Search code examples
phparrayspreg-matchstrpos

How would I compare two text files for matches with PHP


$domains = file('../../domains.txt');
$keywords = file('../../keywords.txt');

$domains will be in format of:

3kool4u.com,9/29/2013 12:00:00 AM,AUC
3liftdr.com,9/29/2013 12:00:00 AM,AUC
3lionmedia.com,9/29/2013 12:00:00 AM,AUC
3mdprod.com,9/29/2013 12:00:00 AM,AUC
3mdproductions.com,9/29/2013 12:00:00 AM,AUC

keywords will be in format of:

keyword1
keyword2
keyword3

I guess I would really like to do an array for keywords from a file and search each line of domains.txt for matches. Not sure where to start as I'm confused at the difference of preg_match, preg_match_all, and strpos and more or less when to use one over the other.

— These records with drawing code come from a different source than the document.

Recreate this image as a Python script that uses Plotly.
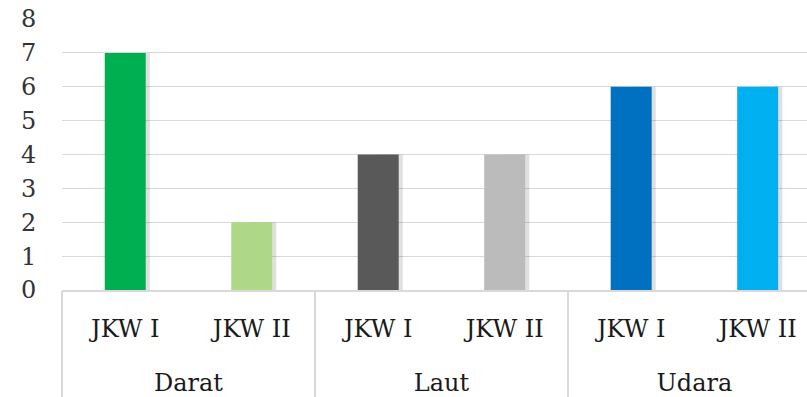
import plotly.graph_objects as go

# Data: number of cases per mode of transport and period
groups = ["Darat", "Darat", "Laut", "Laut", "Udara", "Udara"]
periods = ["JKW I", "JKW II", "JKW I", "JKW II", "JKW I", "JKW II"]
values = [7, 2, 4, 4, 6, 6]
colors = ["#00B050", "#AFD788", "#595959", "#BBBBBB", "#0070C0", "#00B0F0"]
y_ticks = [0, 1, 2, 3, 4, 5, 6, 7, 8]

FONT = "'DejaVu Serif', 'Liberation Serif', serif"
FS = 24
BAR_W = 0.324
GRID = "#D9D9D9"

# unique category keys, shown with the period name only
keys = [f"{g} | {p}" for g, p in zip(groups, periods)]
positions = list(range(len(values)))

# group centres in category index units
group_names = list(dict.fromkeys(groups))
centers = []
for name in group_names:
    idx = [i for i, g in enumerate(groups) if g == name]
    centers.append(sum(idx) / len(idx))
group_size = len(values) // len(group_names)

X_RANGE = [-0.5, 5.39]

fig = go.Figure()

# soft drop shadow to the right of each bar (base axis, drawn underneath)
fig.add_trace(go.Bar(
    x=keys, y=values,
    width=BAR_W * 0.6, offset=-BAR_W / 2 + BAR_W * 0.5,
    marker=dict(color="rgba(0,0,0,0.12)", line=dict(width=0)),
    hoverinfo="skip", showlegend=False,
))
# main bars (on the overlaying group axis, drawn on top)
fig.add_trace(go.Bar(
    x=positions, y=values, xaxis="x2",
    width=BAR_W, offset=-BAR_W / 2,
    marker=dict(color=colors, line=dict(width=0)),
    customdata=periods, hovertext=groups,
    hovertemplate="%{hovertext} %{customdata}: %{y}<extra></extra>",
    showlegend=False,
))

fig.update_layout(
    width=807, height=397,
    margin=dict(l=62, r=0, t=19, b=107),
    paper_bgcolor="white", plot_bgcolor="white",
    barmode="overlay",
    font=dict(family=FONT, size=FS, color="#1a1a1a"),
    xaxis=dict(
        type="category", range=X_RANGE,
        tickvals=keys, ticktext=periods,
        showline=True, linecolor=GRID, linewidth=1.5,
        ticks="outside", ticklen=16, tickcolor="rgba(0,0,0,0)",
        tickfont=dict(family=FONT, size=FS, color="#1a1a1a"),
        showgrid=False,
    ),
    # group names row, with dividers between groups as minor ticks
    xaxis2=dict(
        overlaying="x", anchor="y", side="bottom", type="linear",
        range=X_RANGE, tickvals=centers, ticktext=group_names,
        ticks="outside", ticklen=71, tickcolor="rgba(0,0,0,0)",
        minor=dict(ticks="outside", tick0=-0.5, dtick=group_size,
                   ticklen=110, tickcolor=GRID, tickwidth=1.5, showgrid=False),
        showgrid=False, zeroline=False, showline=False,
        tickfont=dict(family=FONT, size=FS, color="#1a1a1a"),
    ),
    yaxis=dict(
        range=[0, 8], tickvals=y_ticks,
        showgrid=True, gridcolor=GRID, gridwidth=1.3,
        zeroline=False, showline=False,
        ticks="outside", ticklen=20, tickcolor="rgba(0,0,0,0)",
        tickfont=dict(family=FONT, size=FS, color="#333333"),
    ),
)

fig.write_html("out.html")
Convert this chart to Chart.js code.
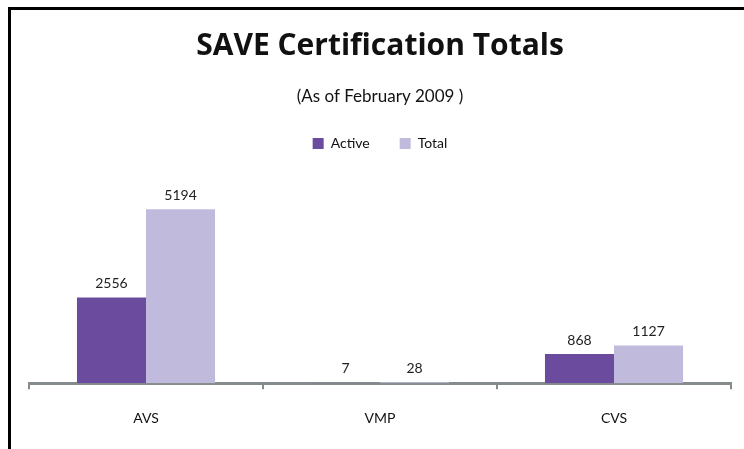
<!DOCTYPE html>
<html lang="en">
<head>
  <meta charset="UTF-8" />
  <title>SAVE Certification Totals</title>
  <script src="https://cdn.jsdelivr.net/npm/chart.js"></script>
  <style>
    html, body {
      margin: 0;
      padding: 0;
      background: #fff;
    }

    #frame {
      position: absolute;
      left: 8px;
      top: 7px;
      right: 0;
      bottom: 0;
      border-left: 3px solid #000;
      border-top: 3px solid #000;
    }

    #wrap {
      position: absolute;
      left: 0;
      top: 0;
      width: 744px;
      height: 449px;
    }
  </style>
</head>
<body>
  <div id="frame"></div>
  <div id="wrap">
    <canvas id="certChart"></canvas>
  </div>

  <script>
    const programs = ['AVS', 'VMP', 'CVS'];
    const activeCounts = [2556, 7, 868];
    const totalCounts = [5194, 28, 1127];

    const activeColor = '#6a4b9d';
    const totalColor = '#c0bbdc';
    const axisColor = '#868b8e';

    // values printed above each bar
    const barValues = {
      id: 'barValues',
      afterDatasetsDraw(chart) {
        const ctx = chart.ctx;
        ctx.save();
        ctx.font = '14px Lato';
        ctx.fillStyle = '#222';
        ctx.textAlign = 'center';
        ctx.textBaseline = 'bottom';
        chart.data.datasets.forEach((ds, i) => {
          chart.getDatasetMeta(i).data.forEach((bar, j) => {
            ctx.fillText(String(ds.data[j]), bar.x, bar.y - 7);
          });
        });
        ctx.restore();
      }
    };

    const ctx = document.getElementById('certChart').getContext('2d');
    const certChart = new Chart(ctx, {
      type: 'bar',
      data: {
        labels: programs,
        datasets: [
          { label: 'Active', data: activeCounts, backgroundColor: activeColor },
          { label: 'Total', data: totalCounts, backgroundColor: totalColor }
        ]
      },
      options: {
        responsive: true,
        maintainAspectRatio: false,
        animation: false,
        layout: {
          padding: { left: 29, right: 13, top: 0, bottom: 1 }
        },
        datasets: {
          bar: { barPercentage: 1.0, categoryPercentage: 0.59 }
        },
        plugins: {
          title: {
            display: true,
            text: 'SAVE Certification Totals',
            color: '#111',
            font: { family: 'Open Sans', size: 30, weight: 'bold', lineHeight: 1.2 },
            padding: { top: 28, bottom: 22 }
          },
          subtitle: {
            display: true,
            text: '(As of February 2009 )',
            color: '#111',
            font: { family: 'Lato', size: 17, lineHeight: 1.2 },
            padding: { top: 0, bottom: 0 }
          },
          legend: {
            display: true,
            labels: {
              color: '#111',
              font: { family: 'Lato', size: 14 },
              boxWidth: 11,
              boxHeight: 11,
              padding: 30
            }
          },
          tooltip: { enabled: false }
        },
        scales: {
          x: {
            offset: true,
            grid: {
              display: true,
              offset: true,
              drawOnChartArea: false,
              drawTicks: true,
              tickLength: 6,
              color: axisColor,
              lineWidth: 2
            },
            border: { display: true, color: axisColor, width: 3 },
            ticks: {
              color: '#111',
              font: { family: 'Lato', size: 14 },
              padding: 21
            }
          },
          y: {
            display: false,
            min: 0,
            max: 6650
          }
        }
      },
      plugins: [barValues]
    });
  </script>
</body>
</html>
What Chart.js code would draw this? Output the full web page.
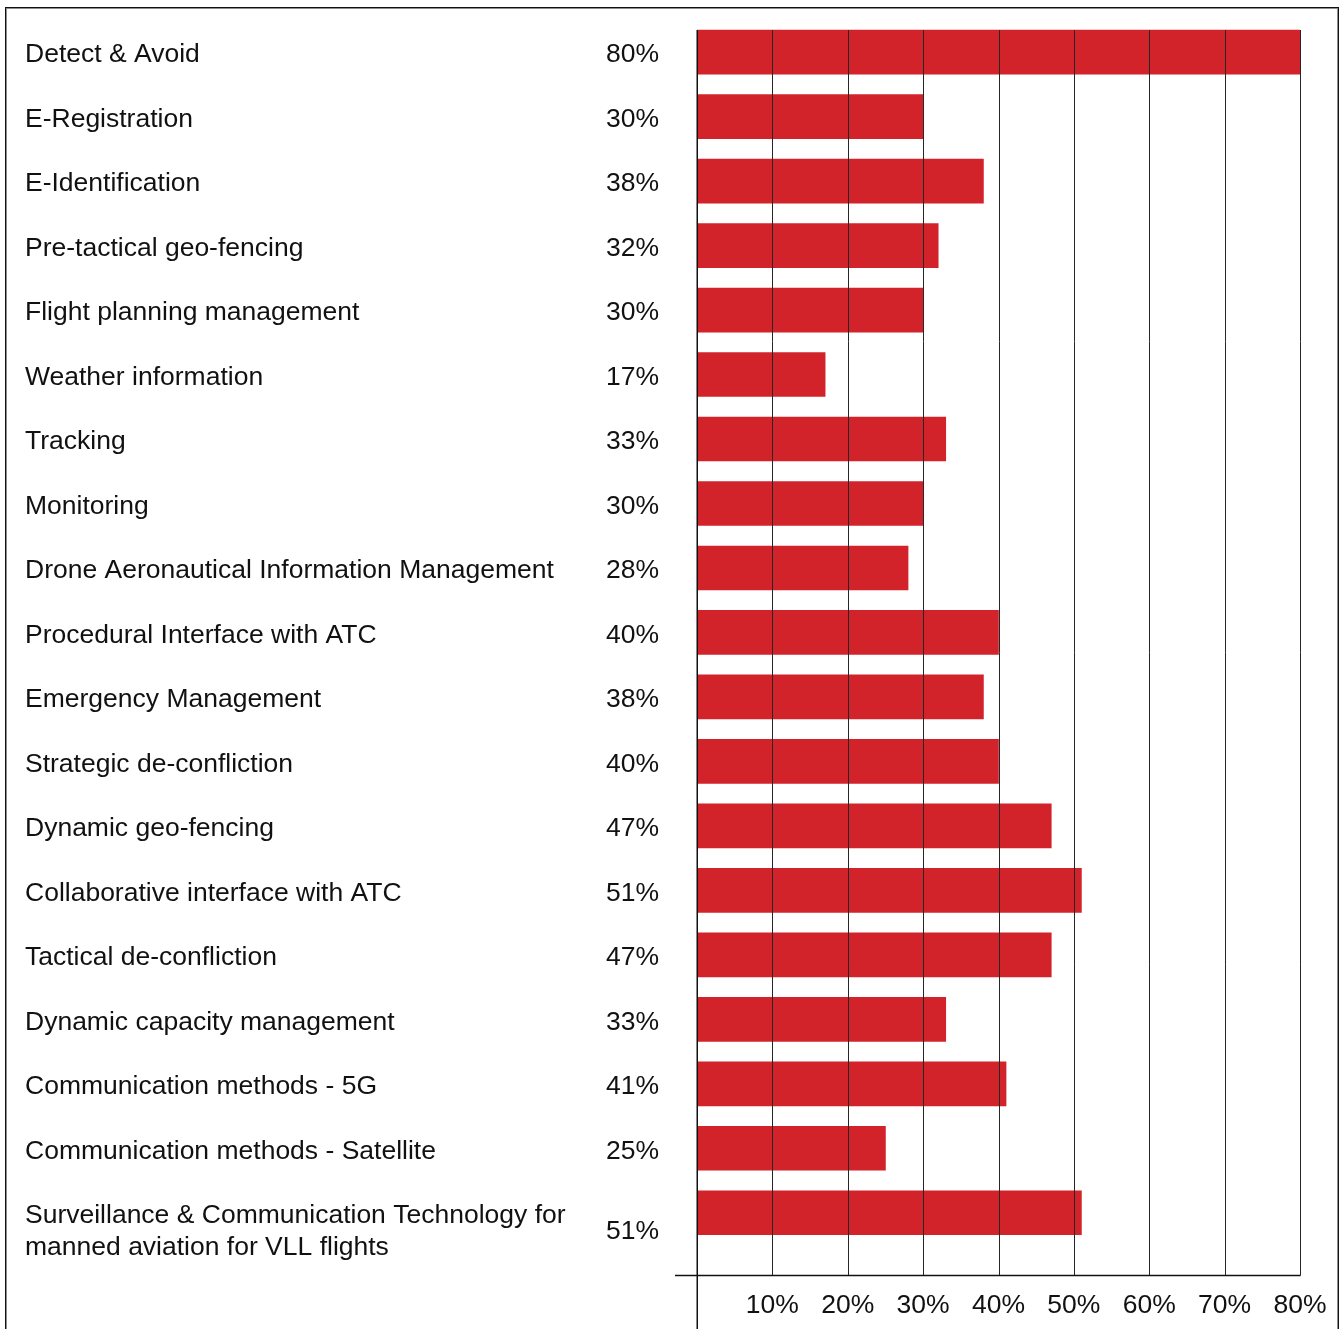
<!DOCTYPE html>
<html>
<head>
<meta charset="utf-8">
<title>U-space services</title>
<script src="https://cdn.jsdelivr.net/npm/chart.js@4.4.1/dist/chart.umd.min.js"></script>
<style>
  html, body { margin: 0; padding: 0; background: #fff; overflow: hidden; }
  #wrap { position: relative; width: 1343px; height: 1329px; }
  #chart { position: absolute; left: 0; top: 0; }
  #frame {
    position: absolute; left: 5px; top: 7px; width: 1332px; height: 1400px;
    border: 1px solid #111;
    box-shadow: inset 1px 1px 0 #8c8c8c, inset -1px 0 0 #8c8c8c;
    pointer-events: none;
  }
</style>
</head>
<body>
<div id="wrap">
  <canvas id="chart" width="1343" height="1329"></canvas>
  <div id="frame"></div>
</div>
<script>
// Services, in display order (top to bottom)
const categories = [
  'Detect & Avoid',
  'E-Registration',
  'E-Identification',
  'Pre-tactical geo-fencing',
  'Flight planning management',
  'Weather information',
  'Tracking',
  'Monitoring',
  'Drone Aeronautical Information Management',
  'Procedural Interface with ATC',
  'Emergency Management',
  'Strategic de-confliction',
  'Dynamic geo-fencing',
  'Collaborative interface with ATC',
  'Tactical de-confliction',
  'Dynamic capacity management',
  'Communication methods - 5G',
  'Communication methods - Satellite',
  ['Surveillance & Communication Technology for', 'manned aviation for VLL flights']
];

// Share of respondents per service (%)
const shares = [80, 30, 38, 32, 30, 17, 33, 30, 28, 40, 38, 40, 47, 51, 47, 33, 41, 25, 51];

// Horizontal axis ticks (%)
const tickValues = [0, 10, 20, 30, 40, 50, 60, 70, 80];

const FONT_FAMILY = '"Liberation Sans", Arial, Helvetica, sans-serif';
const FONT_SIZE = 26.5;
const LINE_HEIGHT = 1.22;
const LABEL_SHIFT = 3;   // text sits slightly below the bar centre line
const TEXT = '#111';
const BAR = '#d2232b';

Chart.defaults.font.family = FONT_FAMILY;
Chart.defaults.font.size = FONT_SIZE;
Chart.defaults.color = TEXT;

// Two-line names hang down from the bar centre line
const tickText = label => (Array.isArray(label) ? [''].concat(label) : label);

// Percentage column, vertical rules drawn over the bars, and the base axis
const overlay = {
  id: 'overlay',
  afterDatasetsDraw(chart) {
    const { ctx, chartArea, scales: { x } } = chart;
    const meta = chart.getDatasetMeta(0);
    const first = meta.data[0];
    const gridTop = Math.round(first.y - first.height / 2);
    const axisY = Math.round(chartArea.bottom + 30) + 0.5;
    const lineH = FONT_SIZE * LINE_HEIGHT;

    const line = (x1, y1, x2, y2) => {
      ctx.beginPath();
      ctx.moveTo(x1, y1);
      ctx.lineTo(x2, y2);
      ctx.stroke();
    };

    ctx.save();
    ctx.font = FONT_SIZE + 'px ' + FONT_FAMILY;
    ctx.fillStyle = TEXT;
    ctx.textAlign = 'right';
    ctx.textBaseline = 'middle';
    meta.data.forEach((bar, i) => {
      const n = Array.isArray(categories[i]) ? categories[i].length : 1;
      const dy = LABEL_SHIFT + (n - 1) * lineH / 2;
      ctx.fillText(shares[i] + '%', chartArea.left - 38, bar.y + dy);
    });

    ctx.strokeStyle = '#262626';
    ctx.lineWidth = 1;
    x.ticks.forEach(t => {
      if (t.value === 0) return;
      const px = Math.round(x.getPixelForValue(t.value)) + 0.5;
      line(px, gridTop, px, axisY);
    });

    ctx.strokeStyle = '#111';
    ctx.lineWidth = 1.5;
    const zx = Math.round(x.getPixelForValue(0)) + 0.25;
    line(zx, gridTop, zx, chart.height);

    ctx.lineWidth = 1.3;
    line(chartArea.left - 22, axisY, x.getPixelForValue(tickValues[tickValues.length - 1]) + 0.5, axisY);
    ctx.restore();
  }
};

new Chart(document.getElementById('chart'), {
  type: 'bar',
  data: {
    labels: categories,
    datasets: [{
      data: shares,
      backgroundColor: BAR,
      borderWidth: 0,
      barThickness: 44
    }]
  },
  options: {
    indexAxis: 'y',
    responsive: false,
    animation: false,
    layout: { padding: { left: 25, top: 19.9, right: 43, bottom: 0 } },
    plugins: {
      legend: { display: false },
      tooltip: { enabled: false }
    },
    scales: {
      x: {
        min: 0,
        max: 80,
        afterBuildTicks: s => { s.ticks = tickValues.map(v => ({ value: v })); },
        afterFit: s => {
          s.height = 84;
          s.paddingLeft = 0;
          s.paddingRight = 0;
        },
        grid: { display: false, drawTicks: false },
        border: { display: false },
        ticks: {
          padding: 45,
          color: TEXT,
          font: { size: FONT_SIZE },
          maxRotation: 0,
          callback: v => (v === 0 ? '' : v + '%')
        }
      },
      y: {
        afterFit: s => {
          s.width = 672;
          s.paddingTop = 0;
          s.paddingBottom = 0;
        },
        grid: { display: false, drawTicks: false },
        border: { display: false },
        ticks: {
          crossAlign: 'far',
          autoSkip: false,
          labelOffset: LABEL_SHIFT,
          color: TEXT,
          font: { size: FONT_SIZE, lineHeight: LINE_HEIGHT },
          callback: function (v, i) { return tickText(categories[i]); }
        }
      }
    }
  },
  plugins: [overlay]
});
</script>
</body>
</html>
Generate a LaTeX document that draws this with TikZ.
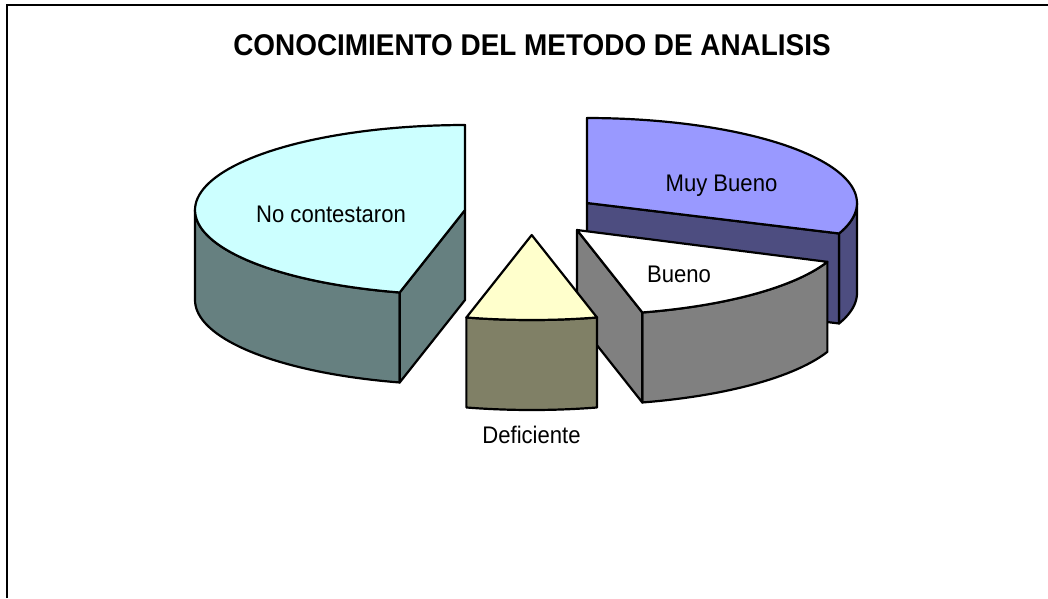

Thanks ahead for the help.


Solution

  • //EMPTY array to hold each line on domains that has a match
    $matches = array();
    
    //for each line on the domains file
    foreach($domains as $domain){
    
        //for each keyword
        foreach($keywords as $keyword){
    
              //if the domain line contains the keyword on any position no matter the case
              if(preg_match("/$keyword/i", $domain)) {
                        //Add the domain line to the matches array
                $matches[] = $domain;
              }     
         }   
    }
    

    Now you have the $matches array with all the lines of the domain file that match the keywords

    NOTE THAT WITH THE PREVIOUS APPROACH THE TWO ENTIRE FILES ARE LOADED INTO MEMORY AND DEPENDING ON THE FILE SIZES YOU CAN RUN OUT OF MEMORY OR THE OS WILL START USING THE SWAP WHICH IS MUCH SLOWER THAN RAM

    THIS IS ANOTHER AND MORE EFFICIENT APPROACH THAT WILL LOAD ONE LINE IF THE FILE AT THE TIME.

    <?php
    
    // Allow automatic detection of line endings
    ini_set('auto_detect_line_endings',true);
    
    //Array that will hold the lines that match
    $matches = array();
    
    //Opening the two files on read mode
    $domains_handle = fopen('../../domains.txt', "r");
    $keywords_handle = fopen('../../keywords.txt', "r");
    
        //Iterate the domains one line at the time
        while (($domains_line = fgets($domains_handle)) !== false) {
    
            //For each line on the domains file, iterate the kwywords file a line at the time
            while (($keywords_line = fgets($keywords_handle)) !== false) {
    
                  //remove any whitespace or new line from the beginning or the end of string
                  $trimmed_keyword = trim($keywords_line);
    
                  //Check if the domain line contains the keyword on any position
                  // using case insensitive comparison
                  if(preg_match("/$trimmed_keyword/i", trim($domains_line))) {
                        //Add the domain line to the matches array
                    $matches[] = $domains_line;
                  } 
            }
            //Set the pointer to the beginning of the keywords file
            rewind($keywords_handle);
        }
    
    //Release the resources
    fclose($domains_handle);
    fclose($keywords_handle);
    
    var_dump($matches);